The Funding Power Belongs Exclusively To The Congress
KagroX finds a military law review article that states in no uncertain terms that the Congress is exclusive holder of the funding power. The article comprehensively reviews the history of Anglo-American law on the subject, including discusions of the British Parliament and the Monarchy, the Federalist Papers, the Constitution, Supreme Court decisions and custom. Not surprisingly, Kagro tries to shoot holes in the comprehensive argument, relying on the examples cited by the law review author of extraconstitutional emergency expenditures by Washington during the Whisky Rebellion and Lincoln during the Civil War. But the conclusion of the author is without ambiguity:
When, in some cases of urgent necessity, they ventured to act without law or against law, they boldly took a responsibility; they ran the risk of the law, sometimes the risk of their fortune in damages; then they hastened to acknowledge on the records of the legislature that they had done a thing, meritorious indeed, but illegal; and asked the legislature to cover them with an indemnity.
Washington and Lincoln were not availed of the opportunity to seek the funding PRIOR to acting. That was their principal argument for why they did what they did and the Congress subsequently ratified their actions. Here, not funding the Iraq Debacle will follow years of public debate and would be an express rejection of the President's requests. The situations are not comparable. More.

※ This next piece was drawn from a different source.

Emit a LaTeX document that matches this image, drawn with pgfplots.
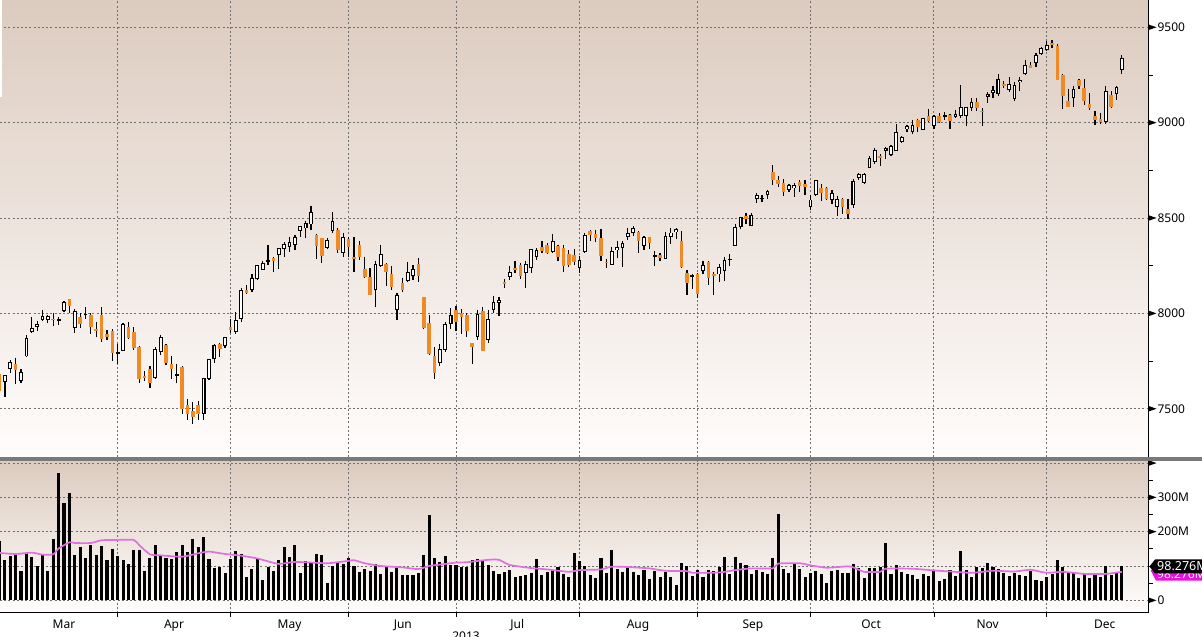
\documentclass[border=0pt]{standalone}
\usepackage{pgfplots}
\usepackage{pgfplotstable}
\usepackage{fontspec}
\setmainfont{Noto Sans}
\pgfplotsset{compat=1.18}
\definecolor{bgtop}{HTML}{DCCBBF}
\definecolor{bgbot}{HTML}{FFFDFC}
\definecolor{gridc}{HTML}{707070}
\definecolor{cand}{HTML}{F08A24}
\definecolor{maline}{HTML}{E070E0}
\definecolor{flagm}{HTML}{E810E0}
\pgfdeclareplotmark{rtri}{\pgfpathmoveto{\pgfqpoint{0pt}{2.8pt}}\pgfpathlineto{\pgfqpoint{8pt}{0pt}}\pgfpathlineto{\pgfqpoint{0pt}{-2.8pt}}\pgfpathclose\pgfusepathqfill}
\pgfplotstableread{
i o h l c
-1 7640 7675 7562 7675
0 7707 7754 7688 7742
2 7649 7707 7635 7690
3 7775 7886 7772 7870
4 7902 7979 7898 7921
5 7930 7961 7909 7944
6 7965 8018 7961 7984
7 7968 7991 7951 7986
9 7965 7982 7940 7970
10 8012 8065 8009 8061
12 7925 8023 7898 8012
14 7995 8032 7970 7998
20 7788 7842 7737 7795
21 7805 7947 7804 7944
27 7663 7825 7656 7812
28 7797 7886 7781 7877
31 7677 7737 7635 7681
36 7474 7663 7439 7660
37 7656 7763 7649 7760
38 7760 7839 7740 7833
40 7830 7877 7819 7874
42 7902 8005 7893 7963
43 7974 8132 7956 8123
45 8126 8205 8114 8184
46 8179 8254 8174 8251
47 8230 8274 8225 8263
48 8275 8358 8251 8279
50 8307 8342 8233 8340
51 8337 8372 8298 8365
52 8351 8403 8324 8374
53 8358 8412 8330 8400
54 8435 8460 8403 8456
55 8446 8482 8395 8474
56 8467 8565 8435 8531
59 8344 8393 8340 8384
60 8433 8531 8424 8484
62 8316 8421 8293 8400
68 8126 8277 8035 8258
69 8247 8360 8244 8310
72 8019 8109 7967 8096
74 8172 8270 8165 8216
75 8198 8251 8175 8233
80 7740 7842 7723 7812
81 7807 7956 7798 7944
82 7946 8026 7918 7991
87 7875 8018 7863 7996
89 7861 8018 7846 7968
90 8019 8091 8002 8058
91 8058 8084 7988 8068
93 8191 8249 8175 8216
96 8214 8274 8135 8258
97 8240 8337 8214 8335
98 8296 8342 8282 8332
101 8324 8417 8319 8377
106 8237 8302 8210 8279
107 8321 8421 8316 8412
112 8256 8349 8253 8325
113 8332 8382 8290 8346
114 8342 8379 8242 8368
115 8400 8449 8384 8419
116 8425 8458 8405 8446
118 8354 8405 8332 8398
120 8297 8325 8247 8304
122 8288 8428 8284 8404
123 8400 8446 8365 8423
124 8426 8447 8389 8439
127 8191 8205 8130 8198
129 8223 8272 8209 8251
132 8205 8260 8167 8240
133 8221 8298 8172 8281
134 8281 8309 8247 8286
135 8356 8470 8353 8451
136 8456 8507 8444 8503
138 8461 8526 8456 8514
139 8602 8633 8579 8619
140 8602 8619 8586 8605
141 8621 8649 8598 8640
145 8646 8677 8637 8670
146 8658 8686 8609 8672
149 8561 8619 8542 8596
150 8621 8700 8616 8696
153 8596 8646 8574 8628
154 8558 8616 8509 8598
157 8568 8702 8553 8695
158 8709 8735 8700 8728
159 8686 8735 8677 8730
160 8765 8826 8761 8812
161 8795 8865 8782 8856
163 8854 8874 8809 8868
164 8832 8881 8826 8877
165 8853 8993 8853 8951
166 8900 8928 8895 8925
167 8967 8988 8953 8981
168 8953 9014 8940 8986
170 8963 9026 8961 9023
172 8984 9040 8967 9035
174 9033 9054 9014 9037
176 9030 9067 9023 9045
177 9035 9198 9026 9081
178 9035 9084 8984 9081
179 9079 9130 9063 9109
182 9137 9158 9102 9151
183 9158 9194 9131 9172
184 9152 9256 9140 9228
186 9173 9240 9158 9203
187 9124 9214 9114 9198
188 9212 9240 9166 9224
189 9256 9329 9250 9301
191 9312 9364 9294 9354
192 9362 9399 9357 9390
193 9380 9429 9376 9406
198 9128 9194 9081 9175
204 9004 9193 8995 9165
206 9149 9191 9119 9187
207 9278 9355 9257 9338
}\upT
\pgfplotstableread{
i o h l c
-2 7684 7684 7593 7593
1 7737 7768 7632 7702
8 7970 8000 7935 7967
11 8075 8075 8000 8040
13 7982 8000 7923 7946
15 7991 8000 7891 7928
16 7918 7956 7874 7907
17 7991 8032 7849 7868
18 7891 7912 7860 7875
19 7907 7916 7749 7790
22 7928 7954 7865 7872
23 7904 7928 7807 7816
24 7823 7828 7633 7656
25 7670 7697 7644 7660
26 7707 7723 7607 7633
29 7833 7839 7728 7742
30 7737 7775 7654 7709
32 7718 7723 7472 7498
33 7518 7553 7439 7472
34 7490 7533 7419 7456
35 7518 7539 7439 7472
39 7840 7847 7770 7814
41 7928 7970 7897 7914
44 8123 8149 8102 8109
49 8288 8298 8217 8275
57 8412 8417 8286 8351
58 8393 8396 8265 8302
61 8439 8447 8319 8333
63 8389 8403 8298 8349
64 8296 8400 8217 8288
65 8360 8382 8281 8295
66 8232 8295 8184 8189
67 8189 8237 8096 8096
70 8260 8263 8144 8217
71 8209 8249 8125 8139
73 8158 8188 8112 8123
76 8260 8291 8165 8196
77 8084 8088 7916 7921
78 7949 7991 7784 7788
79 7775 7825 7656 7688
83 8016 8040 7909 7956
84 8000 8023 7891 7982
85 7991 8000 7877 7907
86 7844 7844 7733 7825
88 8012 8032 7804 7804
92 8165 8179 8135 8158
94 8237 8274 8214 8233
95 8253 8263 8182 8198
99 8349 8379 8316 8328
100 8360 8368 8312 8316
102 8354 8360 8272 8298
103 8344 8361 8219 8246
104 8310 8333 8242 8254
105 8307 8337 8256 8267
108 8431 8435 8382 8409
109 8417 8439 8372 8396
110 8393 8440 8274 8300
111 8272 8286 8237 8263
117 8425 8430 8316 8379
119 8400 8402 8335 8367
121 8305 8318 8272 8288
125 8382 8432 8240 8242
126 8211 8226 8098 8158
128 8204 8212 8081 8104
130 8267 8274 8147 8186
131 8205 8216 8098 8195
137 8512 8525 8468 8496
142 8742 8777 8672 8698
143 8698 8719 8660 8679
144 8686 8707 8614 8639
147 8689 8698 8637 8667
148 8679 8698 8621 8663
151 8656 8677 8589 8632
152 8656 8665 8595 8600
155 8600 8603 8519 8558
156 8546 8598 8493 8521
162 8823 8835 8774 8816
169 9012 9021 8953 8979
171 9033 9072 9002 9009
173 9035 9049 8996 9004
175 9039 9044 8967 9011
180 9109 9130 9063 9077
181 9063 9075 8984 9054
185 9201 9219 9180 9191
190 9303 9319 9284 9289
194 9418 9431 9389 9406
195 9403 9411 9224 9226
196 9250 9256 9074 9142
197 9114 9177 9081 9082
199 9224 9229 9177 9193
200 9180 9229 9093 9116
201 9098 9156 9067 9077
202 9033 9061 8988 9016
203 9019 9049 8995 9004
205 9144 9168 9079 9084
}\downT
\pgfplotstableread{
i v
-2 173
-1 117
0 129
1 132
2 85
3 137
4 126
5 100
6 134
7 85
8 179
9 371
10 283
11 313
12 132
13 155
14 123
15 161
16 132
17 158
18 117
19 150
20 129
21 117
22 106
23 147
24 147
25 85
26 123
27 161
28 129
29 123
30 120
31 141
32 161
33 141
34 179
35 155
36 184
37 120
38 94
39 97
40 80
41 120
42 144
43 135
44 68
45 91
46 123
47 59
48 97
49 85
50 117
51 155
52 126
53 161
54 80
55 115
56 112
57 135
58 132
59 50
60 100
61 109
62 106
63 123
64 100
65 83
66 91
67 85
68 106
69 77
70 97
71 83
72 97
73 74
74 74
75 74
76 80
77 132
78 249
79 123
80 112
81 129
82 103
83 103
84 97
85 97
86 117
87 120
88 117
89 103
90 85
91 77
92 83
93 88
94 68
95 71
96 74
97 80
98 120
99 74
100 83
101 88
102 97
103 77
104 68
105 138
106 115
107 100
108 74
109 65
110 123
111 80
112 147
113 91
114 83
115 97
116 83
117 74
118 88
119 62
120 85
121 68
122 83
123 68
124 45
125 109
126 100
127 71
128 88
129 68
130 88
131 85
132 97
133 126
134 77
135 126
136 109
137 103
138 77
139 88
140 83
141 77
142 123
143 251
144 91
145 80
146 106
147 91
148 68
149 80
150 85
151 77
152 50
153 85
154 88
155 80
156 80
157 106
158 94
159 65
160 94
161 94
162 97
163 167
164 77
165 103
166 83
167 77
168 74
169 62
170 77
171 71
172 85
173 56
174 62
175 88
176 71
177 144
178 88
179 68
180 97
181 94
182 109
183 97
184 91
185 80
186 71
187 80
188 74
189 71
190 85
191 59
192 56
193 68
194 77
195 117
196 97
197 80
198 83
199 65
200 77
201 65
202 77
203 68
204 100
205 74
206 83
207 100
}\volT
\pgfplotstableread{
i m
-2 138
1 135
4 139
6 133
8 134
9 151
11 169
12 167
15 167
17 175
20 176
23 176
24 161
26 134
28 131
32 127
35 137
37 142
40 135
43 130
46 122
50 106
53 112
59 108
63 115
64 117
66 108
69 100
73 96
76 91
78 100
80 104
83 110
85 111
89 118
91 118
93 103
97 94
100 90
104 83
106 88
110 90
112 98
115 97
119 93
122 86
126 85
127 80
132 81
135 88
138 93
142 93
143 107
147 108
149 102
152 95
156 99
157 96
159 83
162 83
163 92
168 92
172 87
175 84
179 80
183 86
187 84
190 89
193 80
196 83
200 77
204 77
207 83
}\maT
\pgfplotstableread{
x y
211.96 7500
211.96 8000
211.96 8500
211.96 9000
211.96 9500
}\priceTicks
\pgfplotstableread{
x y
211.96 0
211.96 200
211.96 300
211.96 400
}\volTicks
\pgfplotsset{
  chartbase/.style={
    scale only axis, width=1148.5pt, xmin=-1.918, xmax=211.96,
    clip=false,
    axis background/.style={shade, top color=bgtop, bottom color=bgbot},
    axis y line*=right,
    axis x line*=bottom,
    xtick={20,41,63,83,106,128,149,172,193},
    grid=major,
    grid style={gridc, line width=0.9pt, dash pattern=on 2pt off 2.2pt},
    tick align=outside,
    major tick length=4pt,
    minor tick length=4pt,
    y axis line style={black, line width=1.1pt},
    every y tick/.style={black, line width=0.9pt},
    yticklabel style={font=\fontsize{12}{14}\selectfont, anchor=west, xshift=1.5pt},
    /pgf/number format/assume math mode=true,
    /pgf/number format/1000 sep={},
  },
  wick/.style={draw=none, mark=none, forget plot,
    error bars/.cd, y dir=minus, y explicit, error mark=none,
    error bar style={draw=black, solid, line width=1.2pt}},
  body/.style 2 args={draw=none, mark=none, forget plot,
    error bars/.cd, y dir=both, y explicit, error mark=none,
    error bar style={draw=#1, solid, line width=#2}},
}
\begin{document}
\begin{tikzpicture}[x=1pt,y=1pt]
\path[use as bounding box] (0,0) rectangle (1202,637);
\begin{axis}[chartbase, at={(0pt,180pt)}, anchor=south west, height=457pt,
  ymin=7247, ymax=9643,
  ytick={7500,8000,8500,9000,9500},
  minor ytick={7750,8250,8750,9250},
  xticklabels={},
  x axis line style={draw=none},
  x tick style={draw=none},
  major x tick style={draw=none},
]
\addplot[wick] table[x=i, y=h, y error minus expr={\thisrow{h}-\thisrow{l}}] {\upT};
\addplot[wick] table[x=i, y=h, y error minus expr={\thisrow{h}-\thisrow{l}}] {\downT};
\addplot[body={black}{3.8pt}]
  table[x=i, y expr={(\thisrow{o}+\thisrow{c})/2}, y error expr={(\thisrow{c}-\thisrow{o})/2+1}] {\upT};
\addplot[body={white}{1.7pt}]
  table[x=i, y expr={(\thisrow{o}+\thisrow{c})/2}, y error expr={max(0,(\thisrow{c}-\thisrow{o})/2-4)}] {\upT};
\addplot[body={cand}{3.6pt}]
  table[x=i, y expr={(\thisrow{o}+\thisrow{c})/2}, y error expr={(\thisrow{o}-\thisrow{c})/2}] {\downT};
\addplot[black, only marks, mark=rtri] table[x=x,y=y] {\priceTicks};
\end{axis}
\begin{axis}[chartbase, at={(0pt,24pt)}, anchor=south west, height=152pt,
  ymin=-37, ymax=406,
  ytick={0,100,200,300,400},
  yticklabels={0,,200M,300M,},
  minor ytick={50,150,250,350},
  xticklabels={},
  x axis line style={black, line width=1pt},
  every x tick/.style={black, line width=0.8pt},
  extra x ticks={10,30.5,52,73.1,94.4,116.9,138.3,160.3,182,203.8},
  extra x tick labels={Mar,Apr,May,Jun,Jul,Aug,Sep,Oct,Nov,Dec},
  extra x tick style={grid=none, major tick length=0pt, tick style={draw=none},
     xticklabel style={font=\fontsize{12}{14}\selectfont, yshift=-3pt, text height=9pt, text depth=0pt}},
]
\addplot[ycomb, black, line width=3.1pt, mark=none] table[x=i,y=v] {\volT};
\addplot[maline, line width=1.7pt, mark=none, smooth, tension=0.35] table[x=i,y=m] {\maT};
\addplot[black, only marks, mark=rtri] table[x=x,y=y] {\volTicks};
\end{axis}
% divider between panels
\fill[gray!95!black] (0,176) rectangle (1202,180.3);
\fill[white] (0,540) rectangle (1.6,637);
% value flags
\fill[flagm] (1150.5,67) -- (1156,56.3) -- (1202,56.3) -- (1202,67) -- cycle;
\node[anchor=west, inner sep=0pt, text=white, font=\fontsize{12}{14}\selectfont] at (1157,63) {98.276M};
\fill[black] (1149.5,70.5) -- (1155,77.5) -- (1202,77.5) -- (1202,63.5) -- (1155,63.5) -- cycle;
\node[anchor=west, inner sep=0pt, text=white, font=\fontsize{12.5}{14}\selectfont] at (1157,70.5) {98.276M};
\node[anchor=north, inner sep=0pt, font=\fontsize{12}{14}\selectfont] at (466,5.5) {2013};
\end{tikzpicture}
\end{document}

The law review article states in conclusion:
[T]he notion that the President is constitutionally empowered to spend public funds without congressional authorization is fantasy. . . . Nothing in the text, history, practice, or judicial construction of the Constitution leads to any other conclusion. To be sure, emergencies may arise that so threaten U.S. interests as to make immediate action-including spending without congressional authority-imperative. In such situations, the President may find it essential to direct spending without an appropriation made by law. But the President, and those who advise the President, should recognize that such expenditures contravene the clear and explicit terms of the appropriations clause and are patently unconstitutional. When emergencies necessitate spending without prior congressional approval, the President must be prepared to seek subsequent congressional ratification or face the political consequences of the unlawful conduct.
Impeachment proponents could want no better grounds. IF Bush were to act in the manner KagroX contemplates, and it is not at all clear HOW he would go about doing this (the expenditure of 10 billion dollars a month would have to come from somewhere. I simply do not see that Bush can even do it if he wants to), one would expect even the Washington Post editorial board would call for his removal.
What becomes increasingly clear is that impeachment proponents, if they believe Bush will act in the manner KagroX describes, should be urging defunding of the Iraq Debacle, as no other act would so galvanize the country to demand impeachment and removal from office of the President.